Saturday, 29 December 2018

You Glow Girl

The 25th of December has been and gone. Christmas is well and truly over in my home. And to be honest, it never really felt all that Christmassy anyway. It’s definitely been a weird one this year.

It’s the season to be winding down. Hibernating for the Christmas holidays. And switching off for a well-needed break. So why is it that I’ve been feeling rather guilty about doing just that?

The fact I’ve been in this mindset for the past month and a half might be the reason. I can’t shake it. I’ve lost all motivation for everything; running, yoga, work and writing. I haven’t been arsed with any of it. And it’s been weeks now. Normally I’d relish the thought of Christmas. The chance to sit on my butt and really relax; eating and drinking til’ my heart's content. But in reality, I’ve felt like I haven’t deserved to do any of that.

This year was full of new traditions and was more manic than usual - trying to squeeze in seeing as many family members and friends as possible in a short space of time, darting from one place to the next. And it probably didn’t help that I’ve been ill for the last two weeks, trying to shake a stubborn cold that refuses to piss off. It’s been non-stop, and to be quite honest I’m completely drained, but extremely grateful to still have a few days of the holidays left to enjoy without Christmas being the main focus.

For some, these few days between Christmas and New Year (Twixtmas or Festive Perineum) are the ultimate come-down. No one knows what day it is. You’ve had enough family brawls to last you till next year. Spending the day in PJs has become the norm and you really don’t know what to do with yourself other than watch Chicken Run for the fifth time and eat your way through the insane amount of leftover Brie.

But for me, taking new traditions in my stride, I’ve used it as an opportunity to get my life back together...

The tree and decorations are down. The mountain of festive (and over-indulgent) food has been defeated. And my flat is back to normal after an intense (and slightly crazed) post-Christmas clean. I already feel more like myself. So, without the pressures that now come hand-in-hand with the festive period - thanks social media- and the guilt about sitting on my arse and eating my body weight in cheese easing off, here’s how I plan to spend the next few weeks getting back to myself.

EATING


And I’m going to start by eating. Yes, really. Although I feel like I haven’t actually stopped eating, I can’t remember the last day where I sat down and had three proper meals. I’ve been scoffing my face with Maltesers for breakfast, standing at the fridge for half an hour eating cold meats for lunch, and dinner consists of Pringles, salted peanuts and mash potato.

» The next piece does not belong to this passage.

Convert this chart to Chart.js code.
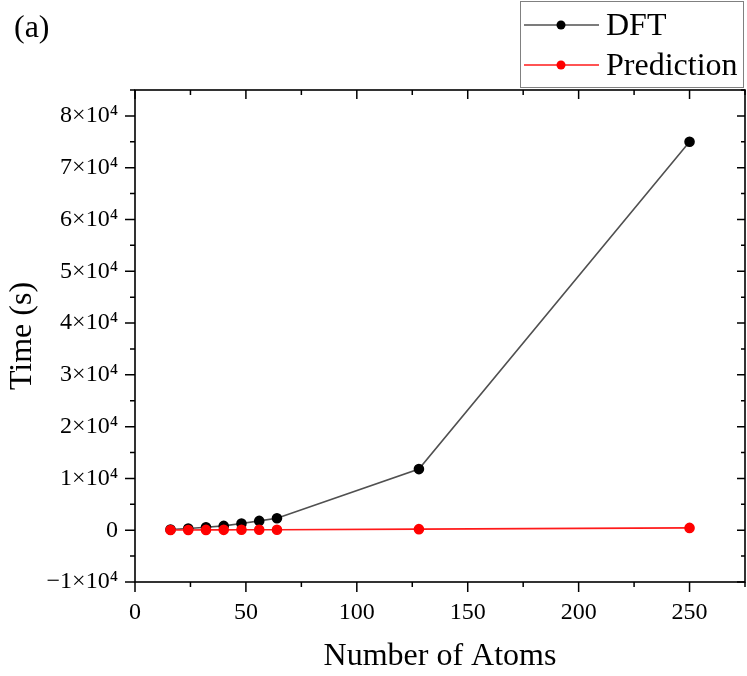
<!DOCTYPE html>
<html>
<head>
<meta charset="utf-8">
<script src="https://cdn.jsdelivr.net/npm/chart.js@4"></script>
<style>
  body { margin: 0; background: #fff; }
  canvas { display: block; }
</style>
</head>
<body>
<canvas id="chart-time" width="747" height="676"></canvas>
<script>
const atoms = [16, 24, 32, 40, 48, 56, 64, 128, 250];
const dftTime = [150, 330, 575, 830, 1280, 1800, 2320, 11800, 75000];
const predTime = [40, 50, 60, 70, 80, 90, 100, 200, 450];
const seriesNames = ["DFT", "Prediction"];
const xTickLabels = [0, 50, 100, 150, 200, 250];
const yTickLabels = [-10000, 0, 10000, 20000, 30000, 40000, 50000, 60000, 70000, 80000];

const SERIF = '"Liberation Serif", "Times New Roman", serif';

function toPoints(xs, ys) {
  return xs.map((x, i) => ({ x: x, y: ys[i] }));
}

function yLabel(v) {
  if (v === 0) return "0";
  const n = v / 10000;
  return (n < 0 ? "\u2212" + Math.abs(n) : n) + "\u00d710\u2074";
}

// frame, ticks (major + minor) and the boxed legend
const framePlugin = {
  id: "frame",
  afterDraw(chart) {
    const c = chart.ctx;
    const a = chart.chartArea;
    const xs = chart.scales.x;
    const ys = chart.scales.y;
    c.save();
    c.strokeStyle = "#000";
    c.lineWidth = 1.6;
    c.strokeRect(a.left, a.top, a.right - a.left, a.bottom - a.top);

    c.lineWidth = 1.5;
    c.beginPath();
    for (let v = 0; v <= 275; v += 25) {
      const px = xs.getPixelForValue(v);
      const major = xTickLabels.includes(v);
      c.moveTo(px, a.bottom);
      c.lineTo(px, a.bottom + (major ? 10 : 5));
      c.moveTo(px, a.top);
      c.lineTo(px, a.top + (major ? 9 : 5));
    }
    for (let v = -10000; v <= 85000; v += 5000) {
      const py = ys.getPixelForValue(v);
      const major = yTickLabels.includes(v);
      c.moveTo(a.left, py);
      c.lineTo(a.left - (major ? 10 : 5), py);
      c.moveTo(a.right, py);
      c.lineTo(a.right - (major ? 8 : 4), py);
    }
    c.stroke();

    // legend box
    c.strokeStyle = "#808080";
    c.lineWidth = 1;
    c.strokeRect(520.5, 1.5, 223, 86);
    chart.data.datasets.forEach((ds, i) => {
      const ly = 25 + i * 40;
      c.strokeStyle = ds.borderColor;
      c.lineWidth = ds.borderWidth;
      c.beginPath();
      c.moveTo(524, ly);
      c.lineTo(599, ly);
      c.stroke();
      c.fillStyle = ds.pointBackgroundColor;
      c.beginPath();
      c.arc(561, ly, 4.5, 0, Math.PI * 2);
      c.fill();
      c.fillStyle = "#000";
      c.font = "32px " + SERIF;
      c.textBaseline = "alphabetic";
      c.fillText(ds.label, 606, ly + 10);
    });

    c.font = "32px " + SERIF;
    c.fillStyle = "#000";
    c.fillText("(a)", 14, 37);
    c.restore();
  },
};

const chartTime = new Chart(document.getElementById("chart-time"), {
  type: "scatter",
  data: {
    datasets: [
      {
        label: seriesNames[0],
        data: toPoints(atoms, dftTime),
        showLine: true,
        borderColor: "#505050",
        borderWidth: 1.6,
        pointBackgroundColor: "#000000",
        pointBorderColor: "#000000",
        pointRadius: 4.5,
        order: 2,
      },
      {
        label: seriesNames[1],
        data: toPoints(atoms, predTime),
        showLine: true,
        borderColor: "#ff1a1a",
        borderWidth: 1.6,
        pointBackgroundColor: "#ff0000",
        pointBorderColor: "#ff0000",
        pointRadius: 4.5,
        order: 1,
      },
    ],
  },
  options: {
    responsive: false,
    animation: false,
    devicePixelRatio: 1,
    layout: { autoPadding: false, padding: { top: 90, right: 2, left: 0, bottom: 0 } },
    plugins: { legend: { display: false }, tooltip: { enabled: false } },
    scales: {
      x: {
        type: "linear",
        min: 0,
        max: 275,
        afterFit(s) {
          s.height = 94;
          s.paddingLeft = 0;
          s.paddingRight = 0;
        },
        grid: { display: false, drawTicks: true, tickLength: 10 },
        border: { display: false },
        ticks: {
          stepSize: 25,
          autoSkip: false,
          maxRotation: 0,
          padding: 6,
          color: "#000",
          font: { family: SERIF, size: 24 },
          callback: (v) => (xTickLabels.includes(v) ? String(v) : ""),
        },
        title: {
          display: true,
          text: "Number of Atoms",
          color: "#000",
          font: { family: SERIF, size: 32 },
          padding: { top: 0, bottom: 0 },
        },
      },
      y: {
        min: -10000,
        max: 85000,
        afterFit(s) { s.width = 135; },
        grid: { display: false, drawTicks: true, tickLength: 10 },
        border: { display: false },
        ticks: {
          stepSize: 5000,
          autoSkip: false,
          padding: 7,
          color: "#000",
          font: { family: SERIF, size: 24 },
          callback: (v) => (yTickLabels.includes(v) ? yLabel(v) : ""),
        },
        title: {
          display: true,
          text: "Time (s)",
          color: "#000",
          font: { family: SERIF, size: 32 },
          padding: { top: 3, bottom: 0 },
        },
      },
    },
  },
  plugins: [framePlugin],
});
</script>
</body>
</html>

And to be frank, my body has been paying for it. I feel unfit, unhealthy and extremely sluggish.

And luckily for me, one of my favourite Chefs and writers came to my rescue at just the right time. Anna Jones, author of A Modern Way To Cook, has created a 7-day meal plan to help renew our eating and cooking, in order to reset our palates and eating habits for the new year. The #7DayReset isn’t a diet but more of a framework to help reset (or kick off) healthy eating habits, putting vegetables, fruit and wholegrains at the centre of every meal. It’s just what I need to get me back on track after over indulging at Christmas and fall back in love with fresh and wholesome food.

You can read more about Anna Jones’ Seven Day Reset here.

READING


I haven’t neglected reading over Christmas, but I got gifted some really great books that I can’t wait to get stuck in to. One, in particular, The Brain Fog Fix by Mike Dow, sounds like just what I need to start feeling myself again. Now, I’m not normally one for taking programmes like this as gospel and I’m not saying it’s completely accurate (I haven’t finished it yet), but it does sound super interesting so far.

The Brain Fog Fix is a three-week ‘programme’ designed to help you naturally restore three of your brain's most crucial chemicals: serotonin, dopamine, and cortisol. Sounds like something I need right now. Focusing on eating right, sleeping better and exercising, this book runs through the do’s and don’ts. Commonsense, but it’s nice to use this book as a way to focus my efforts and reassure myself I’m doing the right thing and I’m on the right track. Plus, if you’re into the science behind Psychology, the author explains the chemical imbalances and nutritional details in a nice way.

RUNNING


At the beginning of summer, I set myself the challenge of completing the Brighton Half Marathon in 2019. I was proud of myself for signing up, and for having the confidence and belief that it was something I could do myself. Training was going well, and I actually discovered that running wasn’t all that bad. I still found it tough to always find the motivation, but the sense of achievement after a successful run kept me going back for more. That was until I started finding more and more excuses to avoid going on my schedule runs as the nights got longer and the weather colder. So much so, that I’ve decided to drop out of running the race in 2019. I’m annoyed at myself and disappointed that I’ve gone back to my ‘old ways’. So, I’m taking these few days to get my arse in gear.

Although I won’t be running the Brighton Half next year, I’m going to start my training from the beginning and do it for myself. My goal is to run 13 miles, whether it ends up being at an organised event or not. If it’s the one thing I achieve in 2019, I’ll be happy.